▶ **Exercise prompt**: Reproduce all the material exactly, minus any pictures it holds.

:: Data lines ::

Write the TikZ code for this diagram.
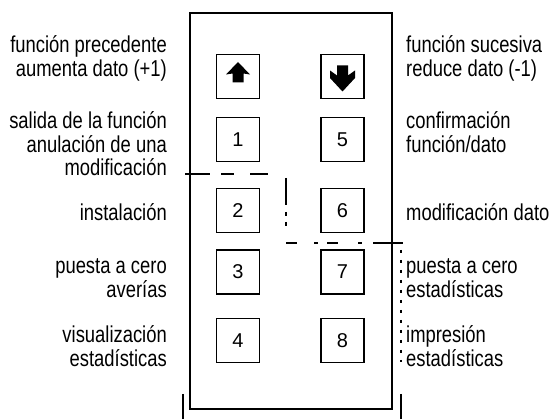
\documentclass[tikz,border=0pt]{standalone}
\usepackage{fontspec}
\setmainfont{Liberation Sans}[FakeStretch=0.8]
\newfontfamily\digfont{Liberation Sans}
\begin{document}
\begin{tikzpicture}[x=1pt,y=-1pt,
  btn/.style={draw,line width=1.4pt,minimum width=43pt,minimum height=44pt,inner sep=0pt,font=\digfont\fontsize{20}{20}\selectfont},
  lab/.style={inner sep=0pt,font=\fontsize{23}{24}\selectfont},
  labl/.style={lab,anchor=base east},
  labr/.style={lab,anchor=base west},
  dsh/.style={line width=1.5pt}]
\useasboundingbox[fill=white] (0,0) rectangle (550,419);
% outer frame
\draw[line width=1.8pt] (190,13) rectangle (392,409);
\draw[line width=1.5pt] (183,394) -- (183,419);
\draw[line width=1.5pt] (401,394) -- (401,419);
% buttons
\node[btn] (up) at (238,76.5) {};
\node[btn] (dn) at (342.5,76.5) {};
\node[btn] (b1) at (238,139.5) {1};
\node[btn] (b5) at (342.5,139.5) {5};
\node[btn] (b2) at (238,210.5) {2};
\node[btn] (b6) at (342.5,210.5) {6};
\node[btn] (b3) at (238,272) {3};
\node[btn] (b7) at (342.5,272) {7};
\node[btn] (b4) at (238,340.5) {4};
\node[btn] (b8) at (342.5,340.5) {8};
% arrows
\fill ([shift={(0,-14.5)}]up.center) -- ([shift={(12,-2)}]up.center) -- ([shift={(5.5,-3)}]up.center)
  -- ([shift={(5.5,6)}]up.center) -- ([shift={(-5.5,6)}]up.center) -- ([shift={(-5.5,-3)}]up.center)
  -- ([shift={(-12,-2)}]up.center) -- cycle;
\fill ([shift={(-5.5,-11)}]dn.center) -- ([shift={(5.5,-11)}]dn.center) -- ([shift={(5.5,-1)}]dn.center)
  -- ([shift={(12.5,-6)}]dn.center) -- ([shift={(12.5,1.5)}]dn.center) -- ([shift={(0,15)}]dn.center)
  -- ([shift={(-12.5,1.5)}]dn.center) -- ([shift={(-12.5,-6)}]dn.center) -- ([shift={(-5.5,-1)}]dn.center) -- cycle;
% dashed lines
\draw[dsh] (185,174) -- (210,174);
\draw[dsh] (221,174) -- (234,174);
\draw[dsh] (250,174) -- (268,174);
\draw[dsh] (286,178) -- (286,205);
\draw[dsh] (286,212) -- (286,216);
\draw[dsh] (286,222) -- (286,226);
\draw[dsh] (286,243) -- (297,243);
\draw[dsh] (314,243) -- (318,243);
\draw[dsh] (327,243) -- (338,243);
\draw[dsh] (358,243) -- (362,243);
\draw[dsh] (373,243) -- (403,243);
\draw[line width=2pt,dash pattern=on 3pt off 7pt] (401,250) -- (401,362);
% left labels
\node[labl] (l1a) at (167,53) {función precedente};
\node[labl] (l1b) at (167,77) {aumenta dato (+1)};
\node[labl] (l2a) at (167,129) {salida de la función};
\node[labl] (l2b) at (167,153) {anulación de una};
\node[labl] (l2c) at (167,176) {modificación};
\node[labl] (l3a) at (167,221) {instalación};
\node[labl] (l4a) at (167,274) {puesta a cero};
\node[labl] (l4b) at (167,298) {averías};
\node[labl] (l5a) at (167,343) {visualización};
\node[labl] (l5b) at (167,367) {estadísticas};
% right labels
\node[labr] (r1a) at (406,53) {función sucesiva};
\node[labr] (r1b) at (406,77) {reduce dato (-1)};
\node[labr] (r2a) at (406,129) {confirmación};
\node[labr] (r2b) at (406,153) {función/dato};
\node[labr] (r3a) at (406,221) {modificación dato};
\node[labr] (r4a) at (406,274) {puesta a cero};
\node[labr] (r4b) at (406,298) {estadísticas};
\node[labr] (r5a) at (406,343) {impresión};
\node[labr] (r5b) at (406,367) {estadísticas};
\end{tikzpicture}
\end{document}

:::

▶ **Completed task**:
Write the TikZ code for this diagram.
\documentclass[tikz,border=0pt]{standalone}
\usepackage{fontspec}
\setmainfont{Liberation Sans}[FakeStretch=0.8]
\newfontfamily\digfont{Liberation Sans}
\begin{document}
\begin{tikzpicture}[x=1pt,y=-1pt,
  btn/.style={draw,line width=1.4pt,minimum width=43pt,minimum height=44pt,inner sep=0pt,font=\digfont\fontsize{20}{20}\selectfont},
  lab/.style={inner sep=0pt,font=\fontsize{23}{24}\selectfont},
  labl/.style={lab,anchor=base east},
  labr/.style={lab,anchor=base west},
  dsh/.style={line width=1.5pt}]
\useasboundingbox[fill=white] (0,0) rectangle (550,419);
% outer frame
\draw[line width=1.8pt] (190,13) rectangle (392,409);
\draw[line width=1.5pt] (183,394) -- (183,419);
\draw[line width=1.5pt] (401,394) -- (401,419);
% buttons
\node[btn] (up) at (238,76.5) {};
\node[btn] (dn) at (342.5,76.5) {};
\node[btn] (b1) at (238,139.5) {1};
\node[btn] (b5) at (342.5,139.5) {5};
\node[btn] (b2) at (238,210.5) {2};
\node[btn] (b6) at (342.5,210.5) {6};
\node[btn] (b3) at (238,272) {3};
\node[btn] (b7) at (342.5,272) {7};
\node[btn] (b4) at (238,340.5) {4};
\node[btn] (b8) at (342.5,340.5) {8};
% arrows
\fill ([shift={(0,-14.5)}]up.center) -- ([shift={(12,-2)}]up.center) -- ([shift={(5.5,-3)}]up.center)
  -- ([shift={(5.5,6)}]up.center) -- ([shift={(-5.5,6)}]up.center) -- ([shift={(-5.5,-3)}]up.center)
  -- ([shift={(-12,-2)}]up.center) -- cycle;
\fill ([shift={(-5.5,-11)}]dn.center) -- ([shift={(5.5,-11)}]dn.center) -- ([shift={(5.5,-1)}]dn.center)
  -- ([shift={(12.5,-6)}]dn.center) -- ([shift={(12.5,1.5)}]dn.center) -- ([shift={(0,15)}]dn.center)
  -- ([shift={(-12.5,1.5)}]dn.center) -- ([shift={(-12.5,-6)}]dn.center) -- ([shift={(-5.5,-1)}]dn.center) -- cycle;
% dashed lines
\draw[dsh] (185,174) -- (210,174);
\draw[dsh] (221,174) -- (234,174);
\draw[dsh] (250,174) -- (268,174);
\draw[dsh] (286,178) -- (286,205);
\draw[dsh] (286,212) -- (286,216);
\draw[dsh] (286,222) -- (286,226);
\draw[dsh] (286,243) -- (297,243);
\draw[dsh] (314,243) -- (318,243);
\draw[dsh] (327,243) -- (338,243);
\draw[dsh] (358,243) -- (362,243);
\draw[dsh] (373,243) -- (403,243);
\draw[line width=2pt,dash pattern=on 3pt off 7pt] (401,250) -- (401,362);
% left labels
\node[labl] (l1a) at (167,53) {función precedente};
\node[labl] (l1b) at (167,77) {aumenta dato (+1)};
\node[labl] (l2a) at (167,129) {salida de la función};
\node[labl] (l2b) at (167,153) {anulación de una};
\node[labl] (l2c) at (167,176) {modificación};
\node[labl] (l3a) at (167,221) {instalación};
\node[labl] (l4a) at (167,274) {puesta a cero};
\node[labl] (l4b) at (167,298) {averías};
\node[labl] (l5a) at (167,343) {visualización};
\node[labl] (l5b) at (167,367) {estadísticas};
% right labels
\node[labr] (r1a) at (406,53) {función sucesiva};
\node[labr] (r1b) at (406,77) {reduce dato (-1)};
\node[labr] (r2a) at (406,129) {confirmación};
\node[labr] (r2b) at (406,153) {función/dato};
\node[labr] (r3a) at (406,221) {modificación dato};
\node[labr] (r4a) at (406,274) {puesta a cero};
\node[labr] (r4b) at (406,298) {estadísticas};
\node[labr] (r5a) at (406,343) {impresión};
\node[labr] (r5b) at (406,367) {estadísticas};
\end{tikzpicture}
\end{document}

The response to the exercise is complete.